According to his wife, Barbara Aronstein Black, the cause of death was respiratory failure after a long illness.
Black was a prominent voice in national debates on the presidential impeachments, desegregation, the death penalty and other issues.
In 1954, Black helped Thurgood Marshall of the NAACP Legal Defense and Educational Fund Inc., to write the legal brief for Linda Brown, a 10-year old girl in Topeka Kan., whose historic case, Brown vs. the Board of Education, became the Supreme Court's ultimate judgment on segregation in America.
Black taught generations of law students, first at Columbia from 1947 to 1956, then at Yale for 30 years, then again at Columbia from 1986 until his health began to fail two years ago.
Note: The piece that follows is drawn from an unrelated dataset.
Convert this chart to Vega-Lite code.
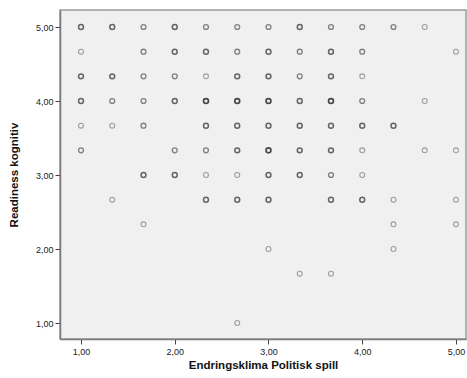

Among his students were Hillary Rodham Clinton and countless others who later became leaders in government, business or academic life. One of them was his wife, the George Welwood Murray Professor of Law at Columbia and the school's first woman dean, serving from 1986 to 1991.
Black wrote more than 20 books and hundreds of articles on constitutional law, admiralty law, capital punishment and the role of the judiciary among other subjects. He was widely praised for his book, "Impeachment: A Handbook," in 1974 when President Richard M. Nixon resigned in the Watergate Scandal, and also when reissued during the 1999 proceedings against President Bill Clinton.
Black was born on Sept. 22 1915, in Austin, Tex., one of three children of Charles L. Black Sr., a renowned lawyer, and Alzada Bowman Black.
He graduated from Austin High School at 16 in 1931 and entered the University of Texas, focusing on Greek classics.
After taking a bachelors degree in 1935, he went to Europe to indulge his appreciation of ballet. He enrolled at Yale and earned a master's degree in Old and Middle English Literature. He entered Yale Law School in 1940 and graduated in 1943.
He later served in the Army Air Corps as a teacher and after the war, practiced Law for a year with the New York firm of Davis, Polk and Wardwell, Sunderland & Kiendl.
With a preference for teaching he joined the Columbia law faculty in 1947 and became a full professor in a few years. In 1954, he married Barbara Aronstein.
Beside his wife, he is survived by two sons, Gavin and David; a daughter, Robin, and his brother, Thomas Black.